Tuesday, April 10, 2012

Painting Grasses and Weeds and Slender Leaves

Since I have a lot of photos with grasses, weeds, and slender leaves in them, I have been playing around with different ways of depicting  them with watercolors. Here are some of the results and the tools I used.
I began by making a puddle of mostly paint and a little water. Then I made upward strokes with a fan brush that I have cut with a small pair of scrapbooking scissors to make the bristles irregular, more like grasses are in nature. Then I used a rigger, also called a liner to add a few dark green lines.

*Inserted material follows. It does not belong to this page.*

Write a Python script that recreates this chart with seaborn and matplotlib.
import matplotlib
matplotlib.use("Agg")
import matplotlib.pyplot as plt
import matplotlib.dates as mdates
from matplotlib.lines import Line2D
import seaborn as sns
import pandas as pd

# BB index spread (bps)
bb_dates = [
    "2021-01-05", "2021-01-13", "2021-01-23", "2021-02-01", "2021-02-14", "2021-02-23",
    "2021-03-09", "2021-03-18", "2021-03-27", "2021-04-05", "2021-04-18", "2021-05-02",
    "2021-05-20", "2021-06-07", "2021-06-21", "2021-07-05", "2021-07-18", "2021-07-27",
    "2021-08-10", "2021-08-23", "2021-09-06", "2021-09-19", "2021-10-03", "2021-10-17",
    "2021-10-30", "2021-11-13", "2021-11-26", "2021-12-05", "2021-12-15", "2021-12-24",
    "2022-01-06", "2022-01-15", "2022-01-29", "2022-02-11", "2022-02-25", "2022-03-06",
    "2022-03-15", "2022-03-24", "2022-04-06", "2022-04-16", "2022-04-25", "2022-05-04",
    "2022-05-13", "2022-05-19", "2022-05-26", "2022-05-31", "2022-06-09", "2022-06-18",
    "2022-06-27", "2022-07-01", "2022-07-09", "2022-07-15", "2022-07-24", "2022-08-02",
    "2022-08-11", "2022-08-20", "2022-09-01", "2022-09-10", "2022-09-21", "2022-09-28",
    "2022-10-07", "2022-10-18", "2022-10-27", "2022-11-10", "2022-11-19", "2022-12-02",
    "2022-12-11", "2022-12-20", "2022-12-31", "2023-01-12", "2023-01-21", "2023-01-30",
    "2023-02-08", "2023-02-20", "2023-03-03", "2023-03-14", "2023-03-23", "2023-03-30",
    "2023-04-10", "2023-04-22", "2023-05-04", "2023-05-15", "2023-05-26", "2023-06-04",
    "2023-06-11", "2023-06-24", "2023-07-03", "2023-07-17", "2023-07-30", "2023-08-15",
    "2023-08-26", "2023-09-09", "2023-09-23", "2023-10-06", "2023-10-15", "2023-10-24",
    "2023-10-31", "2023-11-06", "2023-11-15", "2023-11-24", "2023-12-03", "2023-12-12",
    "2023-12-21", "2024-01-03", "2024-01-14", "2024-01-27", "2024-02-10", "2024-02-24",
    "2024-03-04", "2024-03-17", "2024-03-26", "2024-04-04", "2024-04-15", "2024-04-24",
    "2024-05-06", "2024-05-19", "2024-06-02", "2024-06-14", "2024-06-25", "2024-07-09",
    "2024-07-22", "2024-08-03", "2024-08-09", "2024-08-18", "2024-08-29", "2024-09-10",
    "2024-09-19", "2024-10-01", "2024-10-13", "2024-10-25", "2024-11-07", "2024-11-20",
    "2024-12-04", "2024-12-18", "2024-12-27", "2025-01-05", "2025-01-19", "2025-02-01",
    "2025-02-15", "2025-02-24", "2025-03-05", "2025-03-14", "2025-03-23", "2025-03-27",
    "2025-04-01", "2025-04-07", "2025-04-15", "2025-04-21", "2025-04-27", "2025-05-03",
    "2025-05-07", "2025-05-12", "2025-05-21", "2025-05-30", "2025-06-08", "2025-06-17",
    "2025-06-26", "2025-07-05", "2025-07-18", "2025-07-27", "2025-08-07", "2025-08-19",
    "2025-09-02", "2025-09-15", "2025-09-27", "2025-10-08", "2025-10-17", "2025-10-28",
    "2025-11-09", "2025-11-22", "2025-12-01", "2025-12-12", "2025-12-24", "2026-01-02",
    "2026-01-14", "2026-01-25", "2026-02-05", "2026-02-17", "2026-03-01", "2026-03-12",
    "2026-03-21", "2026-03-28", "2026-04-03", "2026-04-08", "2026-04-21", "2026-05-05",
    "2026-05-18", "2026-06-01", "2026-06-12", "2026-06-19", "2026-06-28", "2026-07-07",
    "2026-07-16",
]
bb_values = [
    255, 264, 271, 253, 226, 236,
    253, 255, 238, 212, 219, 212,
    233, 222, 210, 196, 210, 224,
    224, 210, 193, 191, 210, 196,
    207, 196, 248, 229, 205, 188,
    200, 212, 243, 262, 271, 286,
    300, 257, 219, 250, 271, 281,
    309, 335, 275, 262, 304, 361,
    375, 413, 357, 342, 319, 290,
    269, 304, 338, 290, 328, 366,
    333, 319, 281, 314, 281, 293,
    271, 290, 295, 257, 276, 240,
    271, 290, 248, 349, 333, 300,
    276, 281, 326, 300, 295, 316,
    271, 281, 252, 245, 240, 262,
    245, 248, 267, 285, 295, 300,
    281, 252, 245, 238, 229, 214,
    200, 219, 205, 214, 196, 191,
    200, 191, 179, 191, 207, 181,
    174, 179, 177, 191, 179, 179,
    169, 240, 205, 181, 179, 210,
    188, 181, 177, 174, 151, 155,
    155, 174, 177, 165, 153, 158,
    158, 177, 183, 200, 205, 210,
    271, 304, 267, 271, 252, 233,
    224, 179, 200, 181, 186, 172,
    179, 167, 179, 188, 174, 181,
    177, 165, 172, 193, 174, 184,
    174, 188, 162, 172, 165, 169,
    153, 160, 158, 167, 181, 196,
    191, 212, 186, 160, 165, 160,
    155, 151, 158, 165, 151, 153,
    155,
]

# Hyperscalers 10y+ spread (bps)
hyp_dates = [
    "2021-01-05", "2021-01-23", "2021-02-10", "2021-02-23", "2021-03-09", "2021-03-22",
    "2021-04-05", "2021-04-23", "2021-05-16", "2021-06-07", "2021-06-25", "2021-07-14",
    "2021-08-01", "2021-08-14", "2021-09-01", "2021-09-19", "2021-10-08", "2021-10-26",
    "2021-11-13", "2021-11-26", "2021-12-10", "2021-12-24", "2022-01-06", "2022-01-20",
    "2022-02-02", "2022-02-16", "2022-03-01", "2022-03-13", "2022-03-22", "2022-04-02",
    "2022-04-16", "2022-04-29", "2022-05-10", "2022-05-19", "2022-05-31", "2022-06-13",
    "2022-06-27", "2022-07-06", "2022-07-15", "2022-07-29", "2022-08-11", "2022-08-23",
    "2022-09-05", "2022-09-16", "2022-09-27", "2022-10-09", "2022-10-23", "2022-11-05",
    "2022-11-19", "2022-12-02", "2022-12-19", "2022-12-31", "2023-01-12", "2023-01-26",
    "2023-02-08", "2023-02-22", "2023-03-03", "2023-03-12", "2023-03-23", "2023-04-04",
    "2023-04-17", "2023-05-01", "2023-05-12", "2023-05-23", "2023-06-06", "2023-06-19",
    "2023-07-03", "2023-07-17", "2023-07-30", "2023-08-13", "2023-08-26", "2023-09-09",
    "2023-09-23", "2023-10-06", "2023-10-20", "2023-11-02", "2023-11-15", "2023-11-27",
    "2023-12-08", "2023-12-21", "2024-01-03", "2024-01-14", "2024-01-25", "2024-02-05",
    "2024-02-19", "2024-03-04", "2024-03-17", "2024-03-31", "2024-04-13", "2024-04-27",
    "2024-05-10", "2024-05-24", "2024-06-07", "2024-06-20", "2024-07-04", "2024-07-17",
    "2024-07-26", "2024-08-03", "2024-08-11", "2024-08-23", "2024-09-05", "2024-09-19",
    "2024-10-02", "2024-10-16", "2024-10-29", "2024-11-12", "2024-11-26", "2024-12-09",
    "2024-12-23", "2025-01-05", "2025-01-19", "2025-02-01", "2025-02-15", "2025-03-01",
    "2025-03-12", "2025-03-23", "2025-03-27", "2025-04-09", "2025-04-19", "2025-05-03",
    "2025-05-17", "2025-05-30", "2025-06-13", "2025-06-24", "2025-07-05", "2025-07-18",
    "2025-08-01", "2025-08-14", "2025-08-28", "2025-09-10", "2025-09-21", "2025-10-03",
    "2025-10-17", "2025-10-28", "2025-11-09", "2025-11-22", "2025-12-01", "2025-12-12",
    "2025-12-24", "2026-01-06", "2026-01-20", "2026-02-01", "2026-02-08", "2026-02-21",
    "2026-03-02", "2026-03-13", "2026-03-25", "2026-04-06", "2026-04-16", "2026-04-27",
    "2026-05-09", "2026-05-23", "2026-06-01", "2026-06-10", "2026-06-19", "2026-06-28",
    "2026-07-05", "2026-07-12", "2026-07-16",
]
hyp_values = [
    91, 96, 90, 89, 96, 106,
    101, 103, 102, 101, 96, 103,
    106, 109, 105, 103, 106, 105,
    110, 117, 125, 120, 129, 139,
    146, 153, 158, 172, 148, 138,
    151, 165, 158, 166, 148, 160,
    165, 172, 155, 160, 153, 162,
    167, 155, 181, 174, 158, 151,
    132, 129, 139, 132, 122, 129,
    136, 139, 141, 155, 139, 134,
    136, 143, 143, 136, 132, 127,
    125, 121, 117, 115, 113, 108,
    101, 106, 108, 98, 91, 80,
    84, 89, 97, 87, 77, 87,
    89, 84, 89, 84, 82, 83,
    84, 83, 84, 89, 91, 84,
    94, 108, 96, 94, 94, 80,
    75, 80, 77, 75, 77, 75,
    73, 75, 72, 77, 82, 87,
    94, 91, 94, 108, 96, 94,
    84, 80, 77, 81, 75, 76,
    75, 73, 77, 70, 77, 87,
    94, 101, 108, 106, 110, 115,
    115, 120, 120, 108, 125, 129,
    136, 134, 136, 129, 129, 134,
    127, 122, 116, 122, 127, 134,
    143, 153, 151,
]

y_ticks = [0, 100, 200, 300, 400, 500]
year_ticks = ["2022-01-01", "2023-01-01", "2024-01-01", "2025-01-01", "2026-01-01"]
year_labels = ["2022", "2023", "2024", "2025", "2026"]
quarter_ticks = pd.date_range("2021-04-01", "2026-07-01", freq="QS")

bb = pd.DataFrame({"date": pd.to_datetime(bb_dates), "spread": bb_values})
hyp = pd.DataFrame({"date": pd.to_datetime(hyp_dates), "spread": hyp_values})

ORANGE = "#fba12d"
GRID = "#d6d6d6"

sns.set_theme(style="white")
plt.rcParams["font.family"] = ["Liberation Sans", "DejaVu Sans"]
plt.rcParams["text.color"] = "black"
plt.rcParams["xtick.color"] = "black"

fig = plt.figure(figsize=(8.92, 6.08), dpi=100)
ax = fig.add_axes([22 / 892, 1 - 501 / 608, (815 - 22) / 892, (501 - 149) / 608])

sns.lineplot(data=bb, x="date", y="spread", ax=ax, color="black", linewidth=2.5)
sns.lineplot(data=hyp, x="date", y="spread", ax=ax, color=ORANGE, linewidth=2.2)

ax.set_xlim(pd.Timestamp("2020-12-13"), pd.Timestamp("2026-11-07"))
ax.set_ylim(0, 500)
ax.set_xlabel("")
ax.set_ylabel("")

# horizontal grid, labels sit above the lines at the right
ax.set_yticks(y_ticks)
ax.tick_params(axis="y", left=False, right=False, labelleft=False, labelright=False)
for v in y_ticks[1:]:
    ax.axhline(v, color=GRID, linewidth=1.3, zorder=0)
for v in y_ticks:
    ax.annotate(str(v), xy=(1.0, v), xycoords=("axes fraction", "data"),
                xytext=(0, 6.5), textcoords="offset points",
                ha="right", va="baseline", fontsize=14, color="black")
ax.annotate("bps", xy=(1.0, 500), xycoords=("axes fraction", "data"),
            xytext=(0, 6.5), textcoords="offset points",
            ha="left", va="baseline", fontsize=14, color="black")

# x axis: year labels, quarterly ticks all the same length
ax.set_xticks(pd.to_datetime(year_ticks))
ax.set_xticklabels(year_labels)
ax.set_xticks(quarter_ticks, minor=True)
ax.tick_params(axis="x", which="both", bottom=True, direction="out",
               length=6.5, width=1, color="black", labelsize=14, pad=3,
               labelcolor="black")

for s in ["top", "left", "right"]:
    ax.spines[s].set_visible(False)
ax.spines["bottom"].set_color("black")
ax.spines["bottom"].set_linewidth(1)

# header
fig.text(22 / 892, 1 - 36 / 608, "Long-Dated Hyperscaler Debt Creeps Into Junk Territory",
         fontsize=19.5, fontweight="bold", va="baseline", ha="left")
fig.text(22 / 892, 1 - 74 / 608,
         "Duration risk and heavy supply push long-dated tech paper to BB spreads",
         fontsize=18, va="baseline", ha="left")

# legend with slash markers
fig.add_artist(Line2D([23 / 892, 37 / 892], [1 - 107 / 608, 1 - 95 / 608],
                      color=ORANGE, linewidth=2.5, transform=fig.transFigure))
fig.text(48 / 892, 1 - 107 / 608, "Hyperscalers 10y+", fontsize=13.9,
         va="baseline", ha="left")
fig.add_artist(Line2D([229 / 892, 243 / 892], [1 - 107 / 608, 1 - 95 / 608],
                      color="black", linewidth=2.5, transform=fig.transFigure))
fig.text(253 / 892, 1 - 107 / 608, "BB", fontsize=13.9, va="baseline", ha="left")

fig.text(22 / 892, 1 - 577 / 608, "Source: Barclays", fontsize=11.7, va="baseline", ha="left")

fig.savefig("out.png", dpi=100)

This time I used a No. 12 Richeson Professional 7000 to paint a swatch of strong burnt sienna. After the swatch was a trifle less wet, I scraped out thin leaves with the edge of the palette knife. If I had scraped immediately with the palette knife, the wet paint would have filled the lines creating darker leaves than the background swatch.
First came the ragged fan brush with lots of paint on it. Then when there were a lot of fine leaves, I used the palette knife turned somewhat flat and scraped out wide leaves. I used the rigger to darken the background between the leaves so the leaves would be more prominent.
This time I painted a variegated wash using lots of paint and only a little water. I scraped in some lines when the paint was very wet and other lines when the paint was drier.